It’s not exactly user friendly, but once you know how it’s pretty easy to get at local employment statistics. I was looking at Link ridership reports and trying to explain why growth was exceeding all expectations, so I went on over to the Bureau of Labor Statistics and plugged in either SMU53426440000000001 or SMU53426600000000001 to get the following employment graph.
The thing to notice here is that Link opened up basically right as Seattle area employment was bottoming out from the Lesser Depression. According to the Sound Transit Blog, typical ridership growth should be at around 2-3% after a few years. However, I would argue that we’d expect things to be different coming out of a recession.
First, note that under normal ridership growth conditions, the new riders must be coming from new infrastructure created along Link. In other words, some apartment buildings go up in Columbia City, and a new office building opens downtown. This allows more people to take the train. The reality is that it won’t be that simple, but in the long run the ridership must correlate to new housing and work infrastructure. The 2-3% ridership growth says something about how often cities typically add this kind of infrastructure.

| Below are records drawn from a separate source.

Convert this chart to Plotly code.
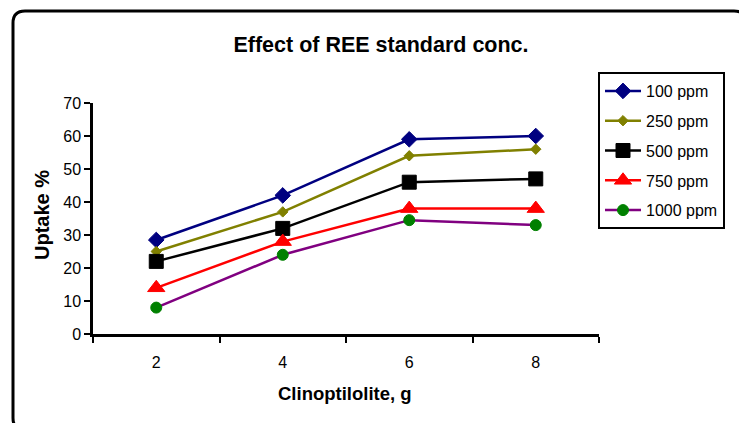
import plotly.graph_objects as go

# Clinoptilolite dose (g) and REE uptake (%) for each standard concentration
doses = ["2", "4", "6", "8"]
uptake_100 = [28.5, 42, 59, 60]
uptake_250 = [25, 37, 54, 56]
uptake_500 = [22, 32, 46, 47]
uptake_750 = [14, 28, 38, 38]
uptake_1000 = [8, 24, 34.5, 33]

series = [
    ("100 ppm", uptake_100, "#000080", "#000080", "diamond", 12),
    ("250 ppm", uptake_250, "#808000", "#808000", "diamond", 8),
    ("500 ppm", uptake_500, "#000000", "#000000", "square", 14),
    ("750 ppm", uptake_750, "#FF0000", "#FF0000", "triangle-up", 15),
    ("1000 ppm", uptake_1000, "#800080", "#008000", "circle", 11),
]

FONT = "Liberation Sans, Arial, sans-serif"

fig = go.Figure()
for i, (name, vals, line_col, mk_col, symbol, size) in enumerate(series):
    fig.add_trace(go.Scatter(
        x=doses, y=vals, name=name, mode="lines+markers",
        legendgroup=f"g{i}",
        line=dict(color=line_col, width=2.5),
        marker=dict(symbol=symbol, size=size, color=mk_col,
                    line=dict(color=mk_col, width=1)),
    ))

# plot-area geometry in pixels, used to place the frame and labels
W, H = 739, 423
L, R, T, B = 93, 140, 103, 89
PW, PH = W - L - R, H - T - B


def px_x(p):
    return (p - L) / PW


def px_y(p):
    return (H - B - p) / PH


# rounded outer frame
x0, x1 = px_x(13), px_x(746)
y0, y1 = px_y(430), px_y(11)
rx, ry = 12 / PW, 12 / PH
frame = (
    f"M {x0},{y1 - ry} Q {x0},{y1} {x0 + rx},{y1} "
    f"L {x1 - rx},{y1} Q {x1},{y1} {x1},{y1 - ry} "
    f"L {x1},{y0 + ry} Q {x1},{y0} {x1 - rx},{y0} "
    f"L {x0 + rx},{y0} Q {x0},{y0} {x0},{y0 + ry} Z"
)

fig.update_layout(
    width=W, height=H,
    margin=dict(l=L, r=R, t=T, b=B),
    paper_bgcolor="white", plot_bgcolor="white",
    font=dict(family=FONT, color="black", size=16),
    title=dict(text="<b>Effect of REE standard conc.</b>",
               font=dict(size=21.5, family=FONT, color="black"),
               x=381 / W, xref="container", xanchor="center",
               y=1 - 44 / H, yref="container", yanchor="middle"),
    xaxis=dict(type="category", tickson="boundaries", ticks="outside",
               range=[-0.5, 3.5],
               ticklen=6, tickwidth=2, tickcolor="black",
               showline=True, linewidth=2.5, linecolor="black",
               showgrid=False, zeroline=False, ticklabelstandoff=12,
               tickfont=dict(size=16)),
    yaxis=dict(range=[0, 70], dtick=10, ticks="outside", ticklen=6,
               tickwidth=2, tickcolor="black",
               showline=True, linewidth=2.5, linecolor="black",
               showgrid=False, zeroline=False, tickfont=dict(size=16)),
    legend=dict(x=px_x(598), y=px_y(72), xanchor="left", yanchor="top",
                bordercolor="black", borderwidth=2, bgcolor="white",
                font=dict(size=16), tracegroupgap=6, itemwidth=36,
                traceorder="grouped"),
    shapes=[dict(type="path", path=frame, xref="paper", yref="paper",
                 line=dict(color="black", width=3), layer="below")],
    annotations=[
        dict(text="<b>Uptake %</b>", textangle=-90, showarrow=False,
             xref="paper", yref="paper", x=px_x(42), y=px_y(215),
             xanchor="center", yanchor="middle", font=dict(size=20)),
        dict(text="<b>Clinoptilolite, g</b>", showarrow=False,
             xref="paper", yref="paper", x=px_x(345), y=px_y(393),
             xanchor="center", yanchor="middle", font=dict(size=18.5)),
    ],
)

fig.write_html("out.html")
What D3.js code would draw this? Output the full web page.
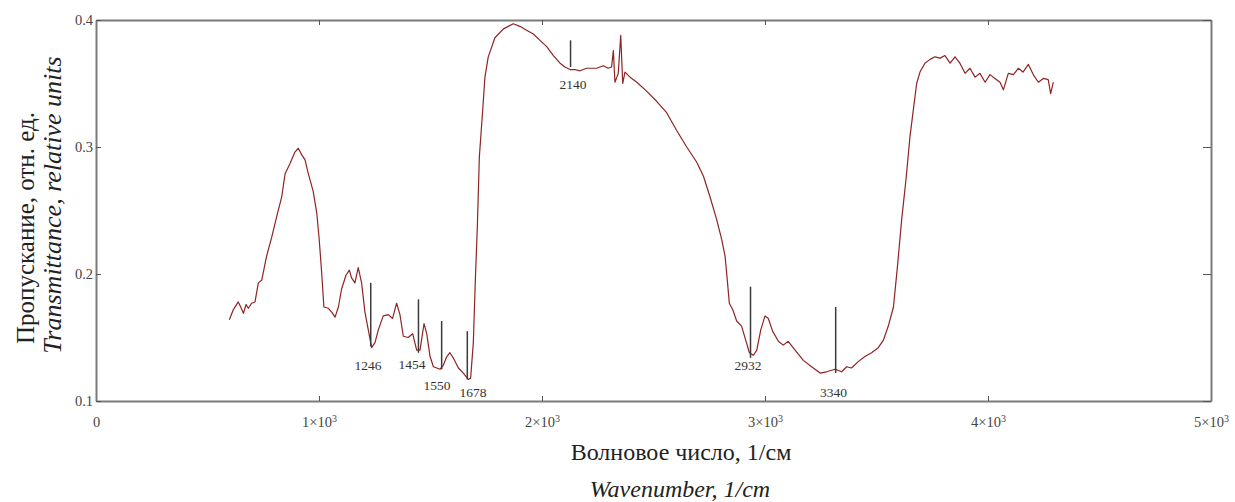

Now, however, consider what things are like at the bottom of a recession. In this case the infrastructure is already there, but sitting vacant. The number of employees that the existing buildings can handle can be estimated from the total number of employees before the recession. As employees go back to work, they’ll be heading back to these vacant buildings, to existing infrastructure. This allows a much accelerated ridership growth rate.
So, my prediction is that ridership will continue to exceed the 2-3% until employment is beyond the pre-recession levels of mid-2008.